Making homeworking work
Jane Oddy, senior vice-president of human research at software company Intrinsic, has compiled some basic rules for when homeworking will and will not work:
Online meetings are one way to combat the problems of collaborative working by home-based staff. Recent developments include Web-based interactive broadcasting and conferencing facilities from companies such as MSHOW.com; and videoconferencing aimed specifically at homeworkers, from Cabletime and Reading-based company Ridgeway. Ridgeway's system provides live two-way video for homeworkers and shared on-screen information over the Web, so that homeworkers and office-based colleagues can co-edit documents.

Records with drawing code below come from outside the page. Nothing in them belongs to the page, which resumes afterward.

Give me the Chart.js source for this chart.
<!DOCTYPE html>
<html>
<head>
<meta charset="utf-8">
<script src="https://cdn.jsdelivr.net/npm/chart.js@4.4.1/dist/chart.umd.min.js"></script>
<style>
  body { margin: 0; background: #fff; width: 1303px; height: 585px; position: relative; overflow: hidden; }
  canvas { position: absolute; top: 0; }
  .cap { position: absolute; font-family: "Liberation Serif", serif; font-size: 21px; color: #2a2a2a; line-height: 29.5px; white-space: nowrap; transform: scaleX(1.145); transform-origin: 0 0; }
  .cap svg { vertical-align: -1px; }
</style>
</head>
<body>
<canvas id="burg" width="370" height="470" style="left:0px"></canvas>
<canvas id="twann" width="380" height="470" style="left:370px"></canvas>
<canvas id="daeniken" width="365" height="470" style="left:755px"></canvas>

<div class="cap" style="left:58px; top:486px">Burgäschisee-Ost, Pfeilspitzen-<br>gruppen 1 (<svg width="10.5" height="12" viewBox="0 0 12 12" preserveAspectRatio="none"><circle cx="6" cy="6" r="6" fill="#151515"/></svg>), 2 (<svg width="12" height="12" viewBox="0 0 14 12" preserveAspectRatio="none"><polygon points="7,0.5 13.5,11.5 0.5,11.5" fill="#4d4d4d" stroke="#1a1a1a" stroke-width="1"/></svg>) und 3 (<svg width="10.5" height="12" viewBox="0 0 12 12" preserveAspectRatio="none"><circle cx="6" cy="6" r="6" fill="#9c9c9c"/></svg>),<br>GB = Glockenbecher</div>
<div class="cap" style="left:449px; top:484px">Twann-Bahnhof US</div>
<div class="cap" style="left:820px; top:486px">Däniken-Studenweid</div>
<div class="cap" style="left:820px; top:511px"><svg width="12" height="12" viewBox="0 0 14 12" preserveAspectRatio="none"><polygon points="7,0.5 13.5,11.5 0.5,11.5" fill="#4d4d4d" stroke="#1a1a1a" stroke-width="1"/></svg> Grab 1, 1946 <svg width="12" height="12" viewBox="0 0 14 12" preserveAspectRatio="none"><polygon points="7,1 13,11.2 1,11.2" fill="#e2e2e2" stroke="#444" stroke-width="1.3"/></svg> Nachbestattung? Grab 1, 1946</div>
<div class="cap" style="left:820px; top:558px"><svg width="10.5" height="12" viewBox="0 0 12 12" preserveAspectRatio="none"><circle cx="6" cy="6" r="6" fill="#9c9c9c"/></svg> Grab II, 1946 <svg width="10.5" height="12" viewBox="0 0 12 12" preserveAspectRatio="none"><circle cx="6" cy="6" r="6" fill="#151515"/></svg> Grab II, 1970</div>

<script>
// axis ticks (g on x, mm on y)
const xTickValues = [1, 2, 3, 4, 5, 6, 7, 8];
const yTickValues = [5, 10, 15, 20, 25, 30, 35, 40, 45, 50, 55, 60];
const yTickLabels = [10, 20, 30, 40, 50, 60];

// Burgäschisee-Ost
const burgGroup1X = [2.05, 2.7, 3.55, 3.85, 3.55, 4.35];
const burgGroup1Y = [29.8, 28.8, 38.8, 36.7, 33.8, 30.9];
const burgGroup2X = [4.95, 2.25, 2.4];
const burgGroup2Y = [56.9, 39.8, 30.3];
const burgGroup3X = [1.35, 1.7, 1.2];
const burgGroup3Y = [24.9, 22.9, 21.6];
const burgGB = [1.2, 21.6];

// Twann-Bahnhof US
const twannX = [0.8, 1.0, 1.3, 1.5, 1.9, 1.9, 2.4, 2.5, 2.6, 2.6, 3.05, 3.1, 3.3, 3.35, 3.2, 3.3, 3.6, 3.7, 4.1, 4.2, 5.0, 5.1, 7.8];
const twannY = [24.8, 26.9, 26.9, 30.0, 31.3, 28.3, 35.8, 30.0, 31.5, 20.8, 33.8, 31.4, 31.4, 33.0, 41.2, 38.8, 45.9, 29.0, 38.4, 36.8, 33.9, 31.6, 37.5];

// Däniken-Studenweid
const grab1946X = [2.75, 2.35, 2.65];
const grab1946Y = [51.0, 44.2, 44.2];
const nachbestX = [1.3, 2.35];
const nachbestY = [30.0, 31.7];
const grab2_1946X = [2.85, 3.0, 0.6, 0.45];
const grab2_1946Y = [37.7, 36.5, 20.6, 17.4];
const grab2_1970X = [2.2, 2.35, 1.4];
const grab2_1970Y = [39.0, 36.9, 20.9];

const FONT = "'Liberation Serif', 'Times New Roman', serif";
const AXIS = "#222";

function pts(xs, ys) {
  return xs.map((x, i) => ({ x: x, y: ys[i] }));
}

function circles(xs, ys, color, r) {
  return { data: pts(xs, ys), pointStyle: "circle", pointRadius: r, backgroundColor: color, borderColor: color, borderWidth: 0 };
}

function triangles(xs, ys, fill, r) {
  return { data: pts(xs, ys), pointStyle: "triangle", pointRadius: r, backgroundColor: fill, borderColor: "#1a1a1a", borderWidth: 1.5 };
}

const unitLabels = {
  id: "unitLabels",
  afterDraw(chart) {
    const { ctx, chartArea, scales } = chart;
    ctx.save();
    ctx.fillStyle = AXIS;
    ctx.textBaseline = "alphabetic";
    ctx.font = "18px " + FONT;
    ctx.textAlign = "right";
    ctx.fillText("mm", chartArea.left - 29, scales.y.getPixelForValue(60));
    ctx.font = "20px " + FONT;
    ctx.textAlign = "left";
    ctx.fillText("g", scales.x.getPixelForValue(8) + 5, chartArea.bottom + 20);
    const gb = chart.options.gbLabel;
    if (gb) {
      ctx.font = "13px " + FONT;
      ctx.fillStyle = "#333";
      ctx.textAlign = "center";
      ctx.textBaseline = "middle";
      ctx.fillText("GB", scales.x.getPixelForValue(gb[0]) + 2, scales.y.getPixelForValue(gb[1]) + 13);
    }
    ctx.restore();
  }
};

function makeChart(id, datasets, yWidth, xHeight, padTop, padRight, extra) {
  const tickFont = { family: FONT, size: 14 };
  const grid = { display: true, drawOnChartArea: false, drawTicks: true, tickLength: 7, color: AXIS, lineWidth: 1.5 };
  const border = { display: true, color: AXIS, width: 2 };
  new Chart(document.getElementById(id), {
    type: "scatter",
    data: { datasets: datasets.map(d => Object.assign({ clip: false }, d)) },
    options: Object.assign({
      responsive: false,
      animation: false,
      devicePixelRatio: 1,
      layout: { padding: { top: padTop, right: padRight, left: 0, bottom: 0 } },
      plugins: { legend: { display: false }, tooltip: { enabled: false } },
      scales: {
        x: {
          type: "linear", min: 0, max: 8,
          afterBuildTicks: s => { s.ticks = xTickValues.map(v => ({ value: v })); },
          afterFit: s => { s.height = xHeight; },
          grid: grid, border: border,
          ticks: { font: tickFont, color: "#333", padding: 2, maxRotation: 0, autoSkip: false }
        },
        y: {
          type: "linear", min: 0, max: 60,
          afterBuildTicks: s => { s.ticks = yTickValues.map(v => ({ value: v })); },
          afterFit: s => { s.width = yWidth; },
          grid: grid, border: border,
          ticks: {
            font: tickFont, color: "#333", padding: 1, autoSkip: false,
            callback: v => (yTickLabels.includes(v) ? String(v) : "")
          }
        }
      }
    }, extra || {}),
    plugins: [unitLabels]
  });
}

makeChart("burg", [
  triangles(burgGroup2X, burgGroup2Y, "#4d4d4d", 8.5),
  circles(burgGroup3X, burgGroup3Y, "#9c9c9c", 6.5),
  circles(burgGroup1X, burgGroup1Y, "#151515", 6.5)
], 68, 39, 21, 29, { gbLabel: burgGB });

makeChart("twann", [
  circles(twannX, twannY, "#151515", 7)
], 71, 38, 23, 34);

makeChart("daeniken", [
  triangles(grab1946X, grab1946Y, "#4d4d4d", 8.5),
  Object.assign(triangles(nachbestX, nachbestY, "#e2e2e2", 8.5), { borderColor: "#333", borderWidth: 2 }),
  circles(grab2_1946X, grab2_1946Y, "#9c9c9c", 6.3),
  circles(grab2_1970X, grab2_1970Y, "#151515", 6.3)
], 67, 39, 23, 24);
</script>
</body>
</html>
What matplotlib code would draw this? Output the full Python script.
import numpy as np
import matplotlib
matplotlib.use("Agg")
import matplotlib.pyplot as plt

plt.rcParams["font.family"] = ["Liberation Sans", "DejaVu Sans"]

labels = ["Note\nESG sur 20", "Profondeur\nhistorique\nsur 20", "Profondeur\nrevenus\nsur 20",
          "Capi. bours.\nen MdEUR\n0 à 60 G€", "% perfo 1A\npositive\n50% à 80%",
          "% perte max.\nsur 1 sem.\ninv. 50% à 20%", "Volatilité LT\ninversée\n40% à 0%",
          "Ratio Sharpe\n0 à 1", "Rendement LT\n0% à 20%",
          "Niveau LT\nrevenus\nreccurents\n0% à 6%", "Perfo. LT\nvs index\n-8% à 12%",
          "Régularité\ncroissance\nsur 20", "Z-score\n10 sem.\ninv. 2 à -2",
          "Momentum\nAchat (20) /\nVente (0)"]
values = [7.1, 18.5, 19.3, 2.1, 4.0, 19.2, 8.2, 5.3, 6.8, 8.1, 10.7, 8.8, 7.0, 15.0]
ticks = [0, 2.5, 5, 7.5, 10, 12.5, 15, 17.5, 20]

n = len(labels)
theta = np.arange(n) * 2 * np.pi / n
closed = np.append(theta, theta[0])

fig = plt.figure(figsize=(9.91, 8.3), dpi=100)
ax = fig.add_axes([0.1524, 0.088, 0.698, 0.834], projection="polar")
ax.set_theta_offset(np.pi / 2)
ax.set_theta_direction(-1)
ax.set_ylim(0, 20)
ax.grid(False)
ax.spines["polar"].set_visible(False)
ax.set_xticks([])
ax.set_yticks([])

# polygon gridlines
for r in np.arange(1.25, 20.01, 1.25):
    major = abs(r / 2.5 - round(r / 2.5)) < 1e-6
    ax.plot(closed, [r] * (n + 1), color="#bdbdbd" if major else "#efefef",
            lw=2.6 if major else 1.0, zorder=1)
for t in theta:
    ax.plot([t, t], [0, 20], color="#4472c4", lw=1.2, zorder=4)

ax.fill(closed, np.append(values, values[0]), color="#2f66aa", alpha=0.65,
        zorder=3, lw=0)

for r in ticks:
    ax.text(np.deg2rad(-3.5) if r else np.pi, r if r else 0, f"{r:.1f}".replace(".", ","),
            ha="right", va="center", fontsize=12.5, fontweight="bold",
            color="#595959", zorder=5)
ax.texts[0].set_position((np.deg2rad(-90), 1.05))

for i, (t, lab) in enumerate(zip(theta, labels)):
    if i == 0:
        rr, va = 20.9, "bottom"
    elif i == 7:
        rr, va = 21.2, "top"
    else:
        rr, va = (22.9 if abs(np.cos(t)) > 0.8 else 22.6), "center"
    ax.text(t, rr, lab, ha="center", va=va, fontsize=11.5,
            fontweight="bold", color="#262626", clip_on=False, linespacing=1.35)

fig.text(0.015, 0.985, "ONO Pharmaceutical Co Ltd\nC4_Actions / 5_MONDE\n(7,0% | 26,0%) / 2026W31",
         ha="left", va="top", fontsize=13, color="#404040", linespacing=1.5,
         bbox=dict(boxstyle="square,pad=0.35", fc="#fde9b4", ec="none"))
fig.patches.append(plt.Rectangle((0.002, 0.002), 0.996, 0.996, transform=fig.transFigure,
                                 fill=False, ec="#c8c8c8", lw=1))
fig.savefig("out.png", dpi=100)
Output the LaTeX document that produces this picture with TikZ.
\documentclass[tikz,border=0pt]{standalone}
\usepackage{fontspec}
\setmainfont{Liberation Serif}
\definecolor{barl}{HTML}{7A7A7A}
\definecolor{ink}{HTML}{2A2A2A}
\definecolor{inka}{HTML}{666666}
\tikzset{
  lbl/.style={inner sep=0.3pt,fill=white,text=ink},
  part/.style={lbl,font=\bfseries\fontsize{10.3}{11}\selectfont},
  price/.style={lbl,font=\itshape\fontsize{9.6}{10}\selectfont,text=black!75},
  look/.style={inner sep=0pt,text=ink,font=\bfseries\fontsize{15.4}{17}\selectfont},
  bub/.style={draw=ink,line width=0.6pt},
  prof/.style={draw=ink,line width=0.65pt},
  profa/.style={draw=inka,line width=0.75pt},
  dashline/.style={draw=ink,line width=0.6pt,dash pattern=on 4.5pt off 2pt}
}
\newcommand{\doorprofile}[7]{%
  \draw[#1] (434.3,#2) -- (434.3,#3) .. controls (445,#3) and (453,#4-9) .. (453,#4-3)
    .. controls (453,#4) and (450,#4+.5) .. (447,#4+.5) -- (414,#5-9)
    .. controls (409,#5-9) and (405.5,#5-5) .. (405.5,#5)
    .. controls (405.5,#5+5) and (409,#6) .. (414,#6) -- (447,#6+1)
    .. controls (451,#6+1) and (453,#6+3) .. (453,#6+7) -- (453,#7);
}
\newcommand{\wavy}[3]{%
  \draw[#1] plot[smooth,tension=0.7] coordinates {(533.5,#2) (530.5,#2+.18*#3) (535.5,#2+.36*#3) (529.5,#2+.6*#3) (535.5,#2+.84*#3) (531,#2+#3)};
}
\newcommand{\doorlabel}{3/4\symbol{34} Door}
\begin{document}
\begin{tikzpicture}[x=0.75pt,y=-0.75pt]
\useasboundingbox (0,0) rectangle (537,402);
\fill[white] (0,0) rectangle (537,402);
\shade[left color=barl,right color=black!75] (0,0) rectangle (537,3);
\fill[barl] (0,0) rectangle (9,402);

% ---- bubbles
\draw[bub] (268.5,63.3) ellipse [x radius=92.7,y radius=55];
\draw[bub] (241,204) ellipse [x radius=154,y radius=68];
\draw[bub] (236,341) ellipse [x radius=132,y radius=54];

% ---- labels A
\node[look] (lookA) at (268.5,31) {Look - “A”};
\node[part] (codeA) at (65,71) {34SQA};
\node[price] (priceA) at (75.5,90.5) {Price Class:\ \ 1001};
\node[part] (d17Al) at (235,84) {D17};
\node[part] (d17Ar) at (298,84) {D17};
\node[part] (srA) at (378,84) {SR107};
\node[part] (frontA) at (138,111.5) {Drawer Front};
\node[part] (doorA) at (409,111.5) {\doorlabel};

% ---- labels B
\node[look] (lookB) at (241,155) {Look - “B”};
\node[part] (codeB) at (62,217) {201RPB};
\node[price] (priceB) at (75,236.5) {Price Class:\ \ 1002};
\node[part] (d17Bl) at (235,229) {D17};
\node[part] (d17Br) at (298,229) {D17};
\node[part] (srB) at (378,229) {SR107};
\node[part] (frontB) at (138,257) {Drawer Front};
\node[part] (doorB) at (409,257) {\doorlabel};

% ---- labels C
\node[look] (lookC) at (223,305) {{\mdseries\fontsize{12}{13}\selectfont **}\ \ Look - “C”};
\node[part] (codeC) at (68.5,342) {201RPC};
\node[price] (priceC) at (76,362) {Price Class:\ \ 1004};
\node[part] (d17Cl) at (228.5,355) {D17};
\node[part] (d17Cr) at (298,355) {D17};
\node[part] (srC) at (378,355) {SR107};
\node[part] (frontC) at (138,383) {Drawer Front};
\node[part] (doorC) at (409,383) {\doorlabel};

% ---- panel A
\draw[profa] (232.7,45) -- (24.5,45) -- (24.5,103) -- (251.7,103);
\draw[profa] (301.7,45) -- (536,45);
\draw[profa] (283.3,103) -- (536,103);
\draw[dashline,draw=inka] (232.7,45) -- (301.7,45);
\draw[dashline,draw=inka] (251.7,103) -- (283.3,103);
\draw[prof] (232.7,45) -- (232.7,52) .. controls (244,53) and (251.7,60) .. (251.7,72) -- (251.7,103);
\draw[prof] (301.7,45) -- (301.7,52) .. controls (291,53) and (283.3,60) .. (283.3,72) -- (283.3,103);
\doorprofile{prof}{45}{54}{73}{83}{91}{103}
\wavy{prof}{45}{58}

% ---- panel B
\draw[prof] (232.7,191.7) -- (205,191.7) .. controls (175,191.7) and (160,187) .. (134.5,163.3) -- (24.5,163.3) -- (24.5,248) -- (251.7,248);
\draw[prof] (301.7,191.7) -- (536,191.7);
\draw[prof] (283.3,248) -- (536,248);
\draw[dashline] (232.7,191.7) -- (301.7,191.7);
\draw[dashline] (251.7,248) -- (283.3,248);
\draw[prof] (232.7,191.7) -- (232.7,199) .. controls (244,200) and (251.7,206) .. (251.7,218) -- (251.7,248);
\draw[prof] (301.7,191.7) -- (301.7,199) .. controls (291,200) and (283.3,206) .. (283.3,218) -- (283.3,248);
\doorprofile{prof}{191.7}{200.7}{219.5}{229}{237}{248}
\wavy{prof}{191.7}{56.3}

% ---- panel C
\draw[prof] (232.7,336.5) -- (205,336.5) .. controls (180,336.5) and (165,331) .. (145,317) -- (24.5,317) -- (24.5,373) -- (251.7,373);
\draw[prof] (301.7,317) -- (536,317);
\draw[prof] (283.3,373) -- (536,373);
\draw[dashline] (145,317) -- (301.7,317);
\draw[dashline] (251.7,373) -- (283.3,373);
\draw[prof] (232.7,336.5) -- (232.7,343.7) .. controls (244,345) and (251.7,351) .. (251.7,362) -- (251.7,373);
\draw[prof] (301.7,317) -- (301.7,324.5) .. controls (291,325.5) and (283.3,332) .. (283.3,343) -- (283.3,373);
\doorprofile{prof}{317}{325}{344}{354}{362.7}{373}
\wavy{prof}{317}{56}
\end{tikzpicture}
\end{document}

Cheaper, faster online communications are another major key to the success of homeworking. Unmetered Internet access is still not widely available in the UK. More promising, when it arrives, will be widespread broadband access, boosting today's top modem speeds of 56kilobits per second to more than 2megabits per second, via cable modems and ADSL. The latter is already being rolled out, slowly, across the UK, but will not be widely available until the middle of this year at the earliest. It will enable the implementation of virtual private networks that give homeworkers access to their organisation's systems which is just as fast as that of their office-based colleagues.
Wireless computing is making big strides, making it easier for remote workers to access corporate networks wherever they are. Companies such as Psion, with its Netbook range, and Ericsson, with its work on the Bluetooth wireless standard, report increasing demand for products that can ensure employees stay in touch with corporate information.
Online services are another key to helping small, home-based businesses work efficiently. With the growth in homeworking, providers such as elancentric.com and eLance.com have sprung up to provide online access for Internet-based businesses to services, freelance resources and work opportunities in areas such as software development, translation and Web design.